How has the Great Recession affected your path beyond college? What is your story?

Friday, September 2, 2011


Hilary was enthusiastic and cheerfully garrulous when I spoke with her. It was January 2011, a short month after she had earned her master’s degree in Geography from San Francisco State. She also has two B.A.’s from U.C. Berkeley—one each in English and Geography.

I had been working at a restaurant and not being very mentally stimulated. I felt like I wasn't really doing anything especially productive. I wanted to make a change in my life and I felt like having a higher degree is never something that you regret. Having that knowledge in your head is never something that you regret. [The master’s program] sounded like a really structured and interesting environment where I would be surrounded by other people who were interested in things and wanted to talk about things. I was really looking for some nerd hang out time. I mean, I don't think that I—I definitely didn't go back to school so that I would get a specific job.

At that point, also, I'd taken an internship with the City and County of San Francisco for one of the Supervisors' Offices. I really enjoyed what I was doing, but I definitely felt like if I continued I would need to have a master’s.

Now that I have this degree, as of not that long ago, I feel like it has opened up jobs— that I meet the minimum requirements. So I feel like there's more opportunity for me out there. Now I'm being faced with the fact that I might be eligible [for a] position, but there's a lot more people with a lot more experience than I have. When I'm looking for jobs, I'm the least qualified person they could have, because everybody has to have that degree and everybody that's older than me has already been working. The pool is bigger for the jobs that I can get, but I'm a smaller fish.

I wake up and I spend about two hours online looking for jobs, looking over my email—and then I'll do that again for maybe another hour later in the afternoon. If I find something that I like, which happens, twice a week maybe, a job that I'm interested in and think that I'd be good at, then that's probably a two hour commitment to writing a cover letter and getting the resume submitted.

I've been looking since before I graduated even, and towards the end of the year I definitely noticed that there weren't as many jobs, which makes sense. And then as soon as January started, I saw a lot more. So I feel like there's jobs out there.

I wouldn't take a job that seemed "alright." I wouldn't take a $40,000 a year job working as reception at Gap, where it would be just good enough that it might be difficult to leave later. I rather take something like a restaurant job so that I could easily walk away. It would be such a flexible schedule, I also could be doing things like working for the City as an intern or working for a nonprofit. I just would rather do that than taking a full time job that's gonna stagnate right there. Does that make sense? Like a restaurant job seems like it might definitely be a means to an end at this point, because it allows me to work in the other capacity. Getting me the experience.

Part of me worries because other people are going back to school. Nobody can get a job and people are getting laid off and may not be able to get a job as quickly. [They] are going back to school. So I'm a little worried that in the future there might be more competition.
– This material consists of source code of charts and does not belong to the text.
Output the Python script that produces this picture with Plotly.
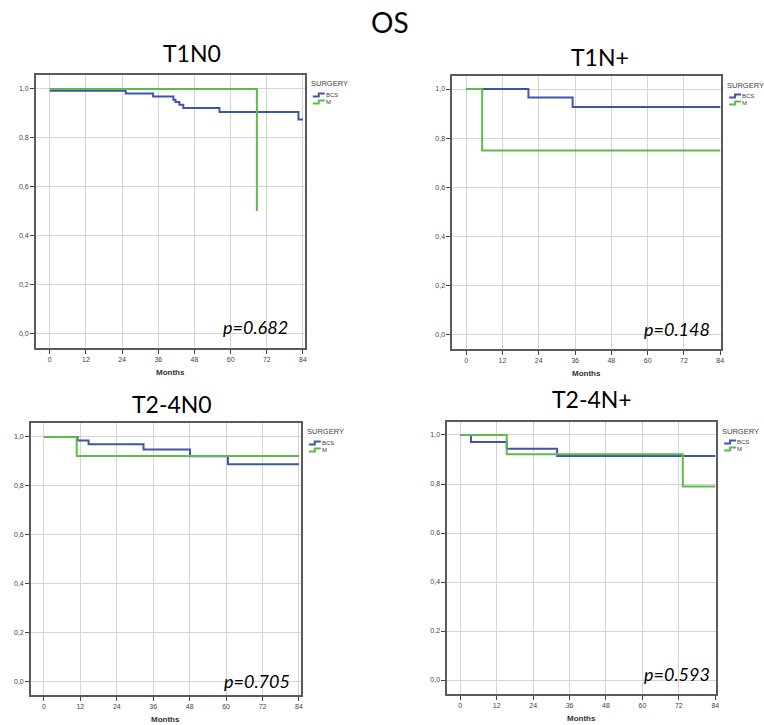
import plotly.graph_objects as go

W, H = 764, 725

# ---------------- data ----------------
panel_titles = ["T1N0", "T1N+", "T2-4N0", "T2-4N+"]
p_values = ["p=0.682", "p=0.148", "p=0.705", "p=0.593"]
series_names = ["BCS", "M"]

t1n0_bcs_t = [0, 25.2, 34.3, 41.0, 41.7, 43.0, 44.3, 56.3, 82.5, 84]
t1n0_bcs_s = [0.993, 0.981, 0.969, 0.956, 0.946, 0.935, 0.922, 0.905, 0.875, 0.875]
t1n0_m_t = [0, 68.7]
t1n0_m_s = [1.0, 0.5]

t1np_bcs_t = [0, 20.6, 35.2, 84]
t1np_bcs_s = [1.0, 0.966, 0.927, 0.927]
t1np_m_t = [0, 5.3, 84]
t1np_m_s = [1.0, 0.75, 0.75]

t24n0_bcs_t = [0, 11.1, 14.7, 32.8, 48.1, 60.6, 84]
t24n0_bcs_s = [1.0, 0.985, 0.970, 0.948, 0.921, 0.888, 0.888]
t24n0_m_t = [0, 10.8, 84]
t24n0_m_s = [1.0, 0.922, 0.922]

t24np_bcs_t = [0, 3.5, 15.3, 31.9, 84]
t24np_bcs_s = [1.0, 0.971, 0.944, 0.914, 0.914]
t24np_m_t = [0, 15.3, 73.3, 84]
t24np_m_s = [1.0, 0.921, 0.790, 0.790]

x_ticks = [0, 12, 24, 36, 48, 60, 72, 84]
y_ticks = [0.0, 0.2, 0.4, 0.6, 0.8, 1.0]
y_tick_labels = ["0,0", "0,2", "0,4", "0,6", "0,8", "1,0"]

panel_data = [
    ((t1n0_bcs_t, t1n0_bcs_s), (t1n0_m_t, t1n0_m_s)),
    ((t1np_bcs_t, t1np_bcs_s), (t1np_m_t, t1np_m_s)),
    ((t24n0_bcs_t, t24n0_bcs_s), (t24n0_m_t, t24n0_m_s)),
    ((t24np_bcs_t, t24np_bcs_s), (t24np_m_t, t24np_m_s)),
]

# ---------------- layout geometry (pixels) ----------------
# frame left, top, right, bottom
frames = [(36, 75, 306, 348), (454, 76, 724, 349), (31, 423, 302, 695), (449, 422, 719, 694)]
x_ranges = [(-4.6, 84.6), (-4.6, 84.3), (-4.3, 84.6), (-4.3, 84.3)]
y_ranges = [(-0.061, 1.057), (-0.057, 1.053), (-0.057, 1.057), (-0.057, 1.053)]
title_pos = [(193, 53), (602, 57), (173, 404), (594, 399)]
p_pos = [(257, 327), (680, 329), (258, 681), (680, 674)]
months_pos = [(171, 372), (589, 373), (166, 719), (584, 718)]

BLUE = "#3f55aa"
GREEN = "#5dbb4c"
colors = [BLUE, GREEN]

def px(x):
    return x / W

def py(y):
    return 1 - y / H

fig = go.Figure()
shapes = []
annotations = []

for i in range(4):
    l, t, r, b = frames[i]
    n = "" if i == 0 else str(i + 1)
    xa = "xaxis" + n
    ya = "yaxis" + n
    for j, (tt, ss) in enumerate(panel_data[i]):
        fig.add_trace(go.Scatter(
            x=tt, y=ss, mode="lines", line=dict(color=colors[j], width=2, shape="hv"),
            name=series_names[j], showlegend=False, hoverinfo="skip",
            xaxis="x" + n, yaxis="y" + n))
    common = dict(showline=True, mirror=True, linecolor="#5a5a5a", linewidth=1.5,
                  showgrid=True, gridcolor="#d4d4d4", gridwidth=1, zeroline=False,
                  ticks="outside", ticklen=4, tickwidth=1, tickcolor="#444",
                  tickfont=dict(family="Liberation Sans", size=7, color="#444"))
    fig.update_layout(**{
        xa: dict(domain=[px(l), px(r)], range=list(x_ranges[i]), tickvals=x_ticks,
                 anchor="y" + n, **common),
        ya: dict(domain=[py(b), py(t)], range=list(y_ranges[i]), tickvals=y_ticks,
                 ticktext=y_tick_labels, anchor="x" + n, **common),
    })
    # title
    annotations.append(dict(x=px(title_pos[i][0]), y=py(title_pos[i][1]), xref="paper", yref="paper",
                            text=panel_titles[i], showarrow=False,
                            font=dict(family="Lato", size=23, color="#000"),
                            xanchor="center", yanchor="middle"))
    # p-value
    annotations.append(dict(x=px(p_pos[i][0]), y=py(p_pos[i][1]), xref="paper", yref="paper",
                            text="<i>" + p_values[i] + "</i>", showarrow=False,
                            font=dict(family="Lato", size=18, color="#000"),
                            xanchor="center", yanchor="middle"))
    # Months
    annotations.append(dict(x=px(months_pos[i][0]), y=py(months_pos[i][1]), xref="paper", yref="paper",
                            text="<b>Months</b>", showarrow=False,
                            font=dict(family="Liberation Sans", size=8, color="#333"),
                            xanchor="center", yanchor="middle"))
    # legend
    annotations.append(dict(x=px(r + 5), y=py(t + 9), xref="paper", yref="paper",
                            text="SURGERY", showarrow=False, borderpad=0,
                            font=dict(family="Liberation Sans", size=7.5, color="#444"),
                            xanchor="left", yanchor="middle"))
    for j, off in enumerate([20, 27]):
        gy = t + off
        gx0 = r + 8
        path = "M {} {} L {} {} L {} {} L {} {}".format(
            px(gx0), py(gy + 1.5), px(gx0 + 6), py(gy + 1.5),
            px(gx0 + 6), py(gy - 1.5), px(gx0 + 12), py(gy - 1.5))
        shapes.append(dict(type="path", path=path, xref="paper", yref="paper",
                           line=dict(color=colors[j], width=2)))
        annotations.append(dict(x=px(gx0 + 12), y=py(gy), xref="paper", yref="paper",
                                text=series_names[j], showarrow=False, borderpad=0,
                                font=dict(family="Liberation Sans", size=6, color="#444"),
                                xanchor="left", yanchor="middle"))

annotations.append(dict(x=px(392), y=py(22), xref="paper", yref="paper", text="OS",
                        showarrow=False, font=dict(family="Lato", size=28, color="#000"),
                        xanchor="center", yanchor="middle"))

fig.update_layout(width=W, height=H, margin=dict(l=0, r=0, t=0, b=0),
                  paper_bgcolor="white", plot_bgcolor="white",
                  shapes=shapes, annotations=annotations, showlegend=False)

fig.write_html("out.html")
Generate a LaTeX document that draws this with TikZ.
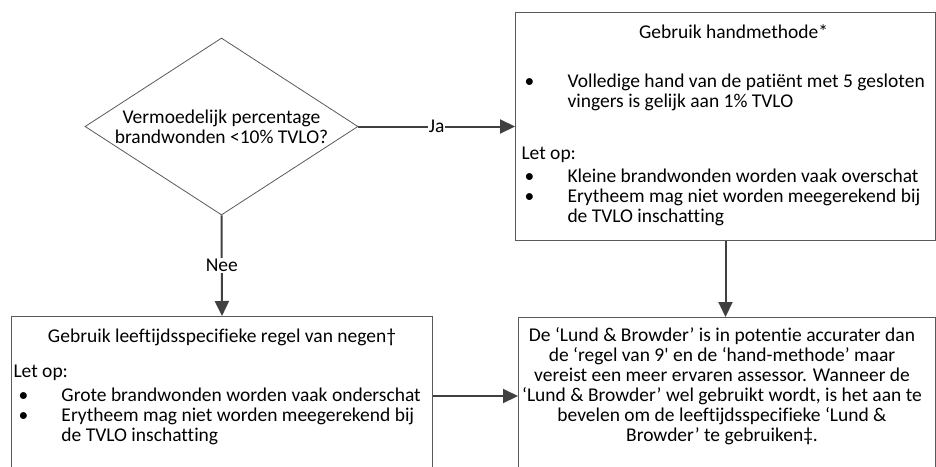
\documentclass[tikz,border=0pt]{standalone}
\usepackage{fontspec}
\setmainfont{Carlito}[Ligatures=NoCommon]
\usetikzlibrary{shapes.geometric, arrows.meta}
\definecolor{randgrijs}{HTML}{595959}
\definecolor{pijlgrijs}{HTML}{404040}

\begin{document}
\begin{tikzpicture}[x=1pt, y=-1pt,
    font=\fontsize{19.5}{20}\selectfont,
    kader/.style={draw=randgrijs, line width=1pt, rectangle, inner sep=0pt, anchor=north west},
    ruit/.style={draw=randgrijs, line width=0.8pt, diamond, aspect=1.54, minimum width=273pt,
                 minimum height=177pt, inner sep=0pt, align=center},
    pijl/.style={draw=pijlgrijs, line width=2pt, -{Triangle[length=15pt,width=14pt]}},
    pijltekst/.style={fill=white, inner sep=1pt}]

    \clip (0,0) rectangle (936,466);

    % beslissing
    \node[ruit] (vraag) at (221.5,126.5) {Vermoedelijk percentage\\brandwonden <10\% TVLO?};

    % handmethode
    \node[kader] (hand) at (515,12) {\begin{minipage}[c][228pt][t]{420pt}
        \rule{0pt}{26pt}\makebox[420pt]{\hspace{16pt}Gebruik handmethode*}\\[29pt]
        \makebox[52pt][l]{\hspace*{9pt}•}Volledige hand van de patiënt met 5 gesloten\\
        \hspace*{52pt}vingers is gelijk aan 1\% TVLO\\[32pt]
        \hspace*{6pt}Let op:\\[3pt]
        \makebox[52pt][l]{\hspace*{9pt}•}Kleine brandwonden worden vaak overschat\\
        \makebox[52pt][l]{\hspace*{9pt}•}Erytheem mag niet worden meegerekend bij\\
        \hspace*{52pt}de TVLO inschatting
    \end{minipage}};

    % regel van negen
    \node[kader] (negen) at (11,316) {\begin{minipage}[c][159pt][t]{421pt}
        \rule{0pt}{26pt}\makebox[421pt]{Gebruik leeftijdsspecifieke regel van negen†}\\[15pt]
        \hspace*{2pt}Let op:\\[4pt]
        \makebox[50pt][l]{\hspace*{7pt}•}Grote brandwonden worden vaak onderschat\\
        \makebox[50pt][l]{\hspace*{7pt}•}Erytheem mag niet worden meegerekend bij\\
        \hspace*{50pt}de TVLO inschatting
    \end{minipage}};

    % lund en browder
    \node[kader] (lund) at (518,317) {\begin{minipage}[c][158pt][t]{417pt}
        \centering\rightskip=10pt plus 1fil
        \rule{0pt}{24pt}De ‘Lund \& Browder’ is in potentie accurater dan\\
        de ‘regel van 9\textquotesingle{} en de ‘hand-methode’ maar\\
        vereist een meer ervaren assessor. Wanneer de\\
        ‘Lund \& Browder’ wel gebruikt wordt, is het aan te\\
        bevelen om de leeftijdsspecifieke ‘Lund \&\\
        Browder’ te gebruiken‡.
    \end{minipage}};

    % verbindingen
    \draw[pijl] (vraag.east) -- node[pijltekst] {Ja} (vraag.east -| hand.west);
    \draw[pijl] (vraag.south) -- node[pijltekst] {Nee} (negen.north);
    \draw[pijl] (hand.south) -- (hand.south |- lund.north);
    \draw[pijl] (negen.east) -- (negen.east -| lund.west);
\end{tikzpicture}
\end{document}
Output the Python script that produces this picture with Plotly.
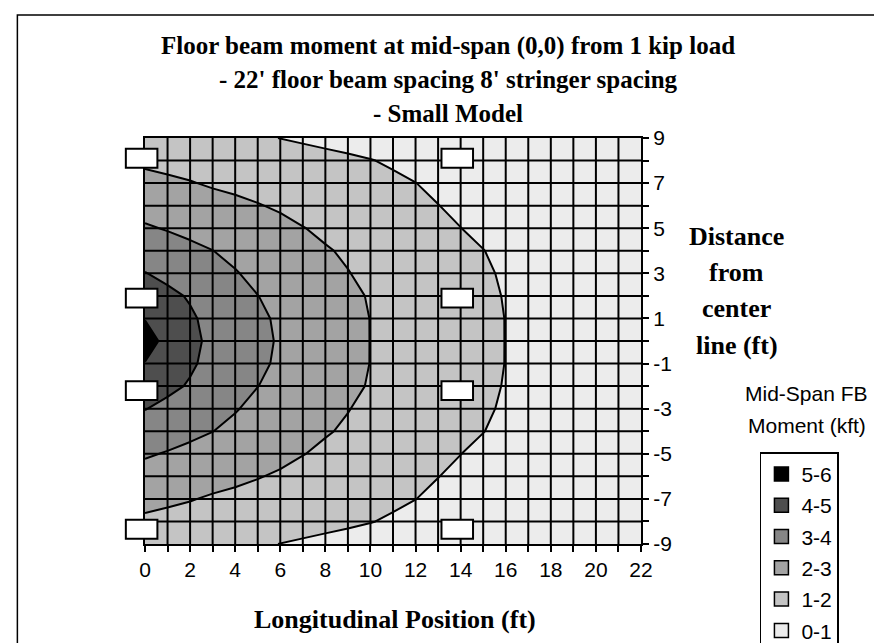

I can't exactly afford to, for instance, just get a restaurant job again and not do anything [in my field]. I feel like I have all of the schooling that I need, I feel like I need the physical experience behind me.

Right now I work at the Food Bank on Friday mornings, at the church up the street. I've been doing that for probably four months.

I ask her if she’s always volunteered.

Yeah, I've always done something. I mean, I wouldn't say I'm seeking out and have to have a volunteer job, but something just sort of seems to come up. I don't know. Just seems to come up and I'm like, yeah, why wouldn't I do that? I have time. Especially now, I'm not doing anything for many hours of the day, so if I can help somebody else, why wouldn't I? You know, it gets me out of the house to meet's kind of fun.

Basically I want to go into government work, so I feel like the recession has hit that a little bit later and I think it will last longer, but it seems to me from what I hear on the radio, it seems like things are doing better all of the time.1 I don't know, even the government seems like it's hiring and there's enough positions and now I feel like I'm qualified enough. I feel pretty good about it.

I actually applied for what I would've considered my dream job. It was a nontechnical planning position for neighborhood design through the [City’s] planning department. I applied for that at the beginning of December.

This is exactly what I'm really interested in and when I wrote that cover letter I felt like everything about my entire background really channels up to this one job. I never felt more like I was the perfect person for this position. Unless they're looking for someone with experience that isn't fresh out of school. Maybe people really fresh out of school are really annoying, I don't know. The man who is doing the hiring looks really nice though, I don't think he'd be annoyed by exuberance. She laughs.

1 Note, this interview was conducted in January 2011.